3、生と死の問題-役人の息子をいやす-(4:46~54)
ヨハネは、イエスさまが第2のしるしを行われる前に43~45のことを前置きとして記したのは、ガリラヤの人々が、イエスさまを歓迎したのは、イエスさまがエルサレムで素晴らしいことをした(しるしを見た)からだというためです。
ここには、ヘロデ王の役人が、カファルナウム(カペナウム)からイエスさまがいらしたカナまでやってきて、イエスさまに息子の病気を治して欲しいと願い出たことが記されています。ガリラヤ湖畔の町カファルナウムからカナは、標高差600メートルあります。そこをこの役人は、息子を救ってもらいたい一心で上ってきたのです。そして彼のイエスさまを信じる信仰が彼の愛する息子を救った(4:50)とヨハネは記しています。ところがヨハネはこの一連のできごとを注意深く記しています。「イエスは役人に、『あなたがたは、しるしや不思議な業を見なければ、決して信じない』と言われた」(48)。イエスさまはかなり冷たい言い方をこの役人にしました。しかしこの役人は、イエスさまの「帰りなさい。あなたの息子は生きる」と言う「言葉を信じて帰って行った」(50)のです。カファルナウムに帰る途中、彼を迎えに来たしもべたちがその子が生きていることを彼に告げたのです。彼がしもべに息子がいやされた時刻を尋ねると、イエスさまが「帰りなさい、あなたの息子は生きる」と言われた時刻と同じであったと記されています(53)。
ヨハネの主題は、「ゾーエー」と言う言葉にあります。
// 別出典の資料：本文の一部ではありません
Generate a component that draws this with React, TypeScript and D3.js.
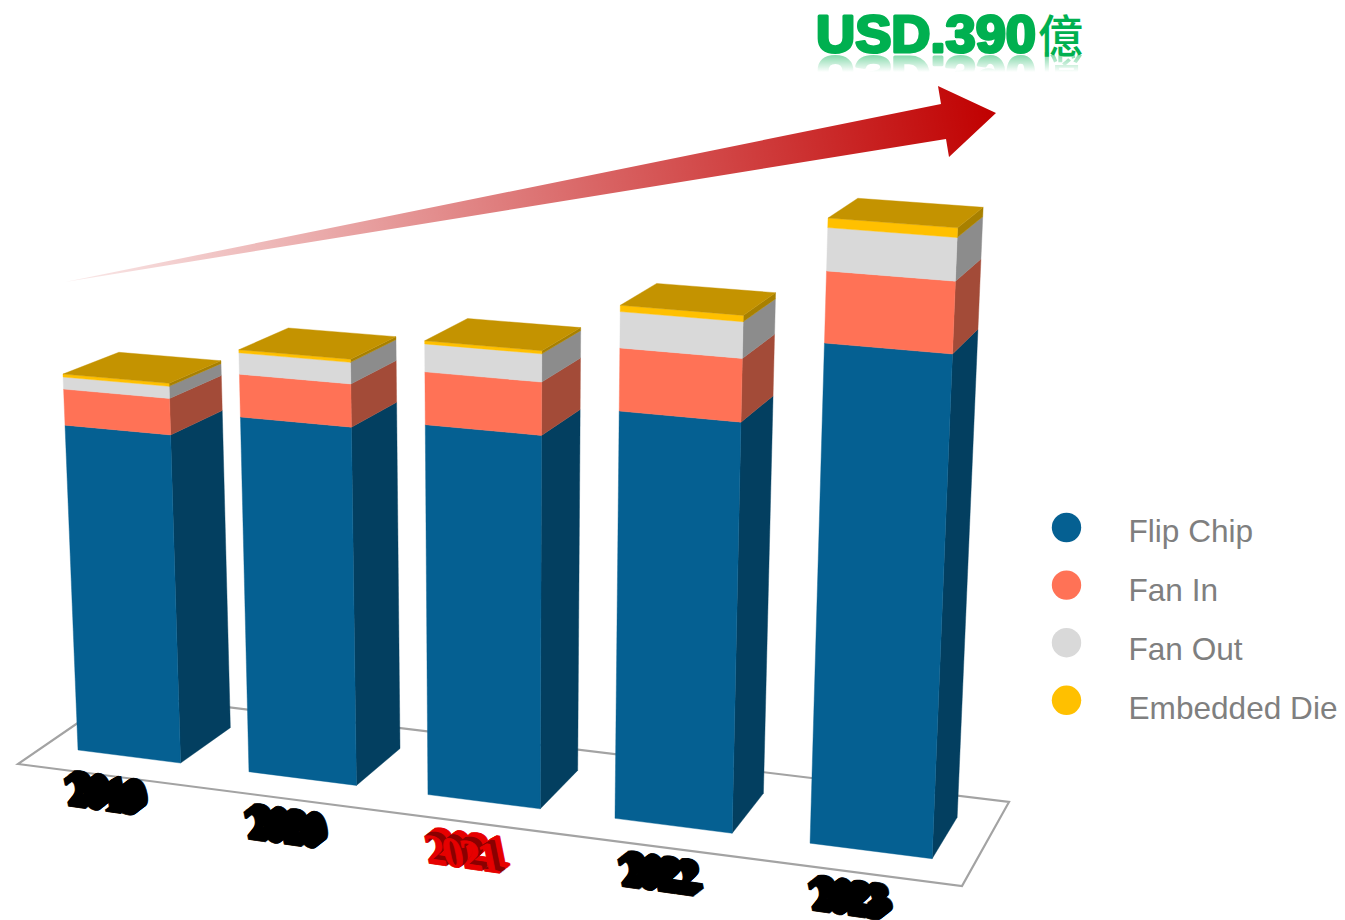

「命」、「生きる」、「存在する」「ある」という意味の言葉です。
ラザロの蘇生の物語の伏線です(11章)。私たちは死を免れないけれども、生と死を乗り越えるいのちの世界がることを2章から12章のヨハネの記事は伝えているのです。主ご自身も十字架上で死なれ、死を免れませんでした。しかし聖書は、特にヨハネ福音書は、その死を越える永遠のいのちがあることを伝えています。そこに主を信じる信仰が生まれるのです。これがキリスト教の真髄です。本日の箇所で役人の息子が死に瀕していました。けれども、この役人が主によって生きるいのちを見出したために、みんな(彼の家族)が主を信じたのです。
私たちは、自分のいのちは終わりになることを知っています。しかし、主によって生きるいのちも同じように備えられていることを知らされるのです。